- [Your goal] Transcribe the data in full and exactly, omitting any pictures.

- [Dataset extract]
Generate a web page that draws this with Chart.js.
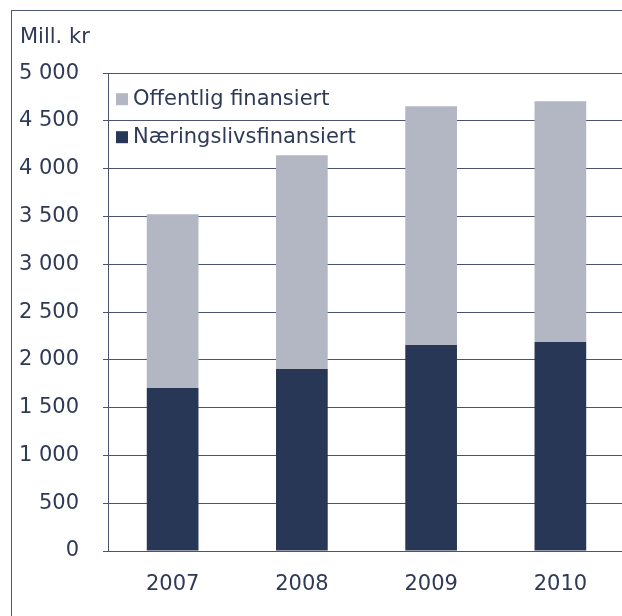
<!DOCTYPE html>
<html>
<head>
<meta charset="utf-8">
<script src="https://cdn.jsdelivr.net/npm/chart.js@4"></script>
<style>
  html, body { margin: 0; overflow: hidden; }
  body { width: 622px; height: 616px; background: #fff; position: relative; }
  .edge { position: absolute; background: #4f5872; }
  #edgeTop { left: 11px; top: 10px; width: 611px; height: 1px; }
  #edgeLeft { left: 11px; top: 10px; width: 1px; height: 606px; }
  #wrap { position: absolute; left: 0; top: 0; width: 640px; height: 616px; }
</style>
</head>
<body>
<div class="edge" id="edgeTop"></div>
<div class="edge" id="edgeLeft"></div>
<div id="wrap"><canvas id="chart"></canvas></div>
<script>
// -------- DATA ----------
const years = ["2007", "2008", "2009", "2010"];
const naeringsliv = [1705, 1904, 2155, 2186];
const offentlig = [1820, 2238, 2500, 2521];
const seriesNames = ["Næringslivsfinansiert", "Offentlig finansiert"];

const dark = "#293756";
const light = "#b3b7c3";
const textColor = "#2e3a56";
const gridColor = "#4a546f";
const fontFamily = "'DejaVu Sans', Verdana, sans-serif";
const fontSize = 21;

function spaced(v) {
    return String(v).replace(/\B(?=(\d{3})+(?!\d))/g, " ");
}

// legend drawn inside the plot area, top-left, last dataset first
const innerLegend = {
    id: "innerLegend",
    afterDraw(chart) {
        const ctx = chart.ctx;
        const area = chart.chartArea;
        const sets = chart.data.datasets.slice().reverse();
        ctx.save();
        ctx.font = fontSize + "px " + fontFamily;
        ctx.textBaseline = "middle";
        sets.forEach((ds, i) => {
            const cy = area.top + 26 + i * 38;
            ctx.fillStyle = ds.backgroundColor;
            ctx.fillRect(area.left + 8, cy - 6, 12, 12);
            ctx.fillStyle = textColor;
            ctx.fillText(ds.label, area.left + 25, cy);
        });
        ctx.restore();
    }
};

new Chart(document.getElementById("chart"), {
    type: "bar",
    data: {
        labels: years,
        datasets: [
            { label: seriesNames[0], data: naeringsliv, backgroundColor: dark, borderWidth: 0 },
            { label: seriesNames[1], data: offentlig, backgroundColor: light, borderWidth: 0 }
        ]
    },
    options: {
        responsive: true,
        maintainAspectRatio: false,
        animation: false,
        layout: { padding: { left: 20, right: 15, top: 0, bottom: 0 } },
        datasets: { bar: { categoryPercentage: 1, barPercentage: 0.4 } },
        scales: {
            x: {
                stacked: true,
                grid: { display: false, drawTicks: false },
                border: { display: true, color: gridColor, width: 1 },
                ticks: { color: textColor, padding: 21, font: { size: fontSize, family: fontFamily } },
                afterFit: (s) => { s.height = 65; }
            },
            y: {
                stacked: true,
                min: 0,
                max: 5000,
                grid: { color: gridColor, lineWidth: 1, tickLength: 5, drawTicks: true },
                border: { display: true, color: gridColor, width: 1 },
                ticks: {
                    stepSize: 500,
                    color: textColor,
                    padding: 24,
                    font: { size: fontSize, family: fontFamily },
                    callback: (v) => spaced(v)
                },
                afterFit: (s) => { s.width = 88; }
            }
        },
        plugins: {
            legend: { display: false },
            tooltip: { enabled: false },
            title: {
                display: true,
                text: "Mill. kr",
                align: "start",
                color: textColor,
                font: { size: fontSize, family: fontFamily, weight: "normal" },
                padding: { top: 25, bottom: 23 }
            }
        }
    },
    plugins: [innerLegend]
});
</script>
</body>
</html>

- [Exercise output]
Generate a web page that draws this with Chart.js.
<!DOCTYPE html>
<html>
<head>
<meta charset="utf-8">
<script src="https://cdn.jsdelivr.net/npm/chart.js@4"></script>
<style>
  html, body { margin: 0; overflow: hidden; }
  body { width: 622px; height: 616px; background: #fff; position: relative; }
  .edge { position: absolute; background: #4f5872; }
  #edgeTop { left: 11px; top: 10px; width: 611px; height: 1px; }
  #edgeLeft { left: 11px; top: 10px; width: 1px; height: 606px; }
  #wrap { position: absolute; left: 0; top: 0; width: 640px; height: 616px; }
</style>
</head>
<body>
<div class="edge" id="edgeTop"></div>
<div class="edge" id="edgeLeft"></div>
<div id="wrap"><canvas id="chart"></canvas></div>
<script>
// -------- DATA ----------
const years = ["2007", "2008", "2009", "2010"];
const naeringsliv = [1705, 1904, 2155, 2186];
const offentlig = [1820, 2238, 2500, 2521];
const seriesNames = ["Næringslivsfinansiert", "Offentlig finansiert"];

const dark = "#293756";
const light = "#b3b7c3";
const textColor = "#2e3a56";
const gridColor = "#4a546f";
const fontFamily = "'DejaVu Sans', Verdana, sans-serif";
const fontSize = 21;

function spaced(v) {
    return String(v).replace(/\B(?=(\d{3})+(?!\d))/g, " ");
}

// legend drawn inside the plot area, top-left, last dataset first
const innerLegend = {
    id: "innerLegend",
    afterDraw(chart) {
        const ctx = chart.ctx;
        const area = chart.chartArea;
        const sets = chart.data.datasets.slice().reverse();
        ctx.save();
        ctx.font = fontSize + "px " + fontFamily;
        ctx.textBaseline = "middle";
        sets.forEach((ds, i) => {
            const cy = area.top + 26 + i * 38;
            ctx.fillStyle = ds.backgroundColor;
            ctx.fillRect(area.left + 8, cy - 6, 12, 12);
            ctx.fillStyle = textColor;
            ctx.fillText(ds.label, area.left + 25, cy);
        });
        ctx.restore();
    }
};

new Chart(document.getElementById("chart"), {
    type: "bar",
    data: {
        labels: years,
        datasets: [
            { label: seriesNames[0], data: naeringsliv, backgroundColor: dark, borderWidth: 0 },
            { label: seriesNames[1], data: offentlig, backgroundColor: light, borderWidth: 0 }
        ]
    },
    options: {
        responsive: true,
        maintainAspectRatio: false,
        animation: false,
        layout: { padding: { left: 20, right: 15, top: 0, bottom: 0 } },
        datasets: { bar: { categoryPercentage: 1, barPercentage: 0.4 } },
        scales: {
            x: {
                stacked: true,
                grid: { display: false, drawTicks: false },
                border: { display: true, color: gridColor, width: 1 },
                ticks: { color: textColor, padding: 21, font: { size: fontSize, family: fontFamily } },
                afterFit: (s) => { s.height = 65; }
            },
            y: {
                stacked: true,
                min: 0,
                max: 5000,
                grid: { color: gridColor, lineWidth: 1, tickLength: 5, drawTicks: true },
                border: { display: true, color: gridColor, width: 1 },
                ticks: {
                    stepSize: 500,
                    color: textColor,
                    padding: 24,
                    font: { size: fontSize, family: fontFamily },
                    callback: (v) => spaced(v)
                },
                afterFit: (s) => { s.width = 88; }
            }
        },
        plugins: {
            legend: { display: false },
            tooltip: { enabled: false },
            title: {
                display: true,
                text: "Mill. kr",
                align: "start",
                color: textColor,
                font: { size: fontSize, family: fontFamily, weight: "normal" },
                padding: { top: 25, bottom: 23 }
            }
        }
    },
    plugins: [innerLegend]
});
</script>
</body>
</html>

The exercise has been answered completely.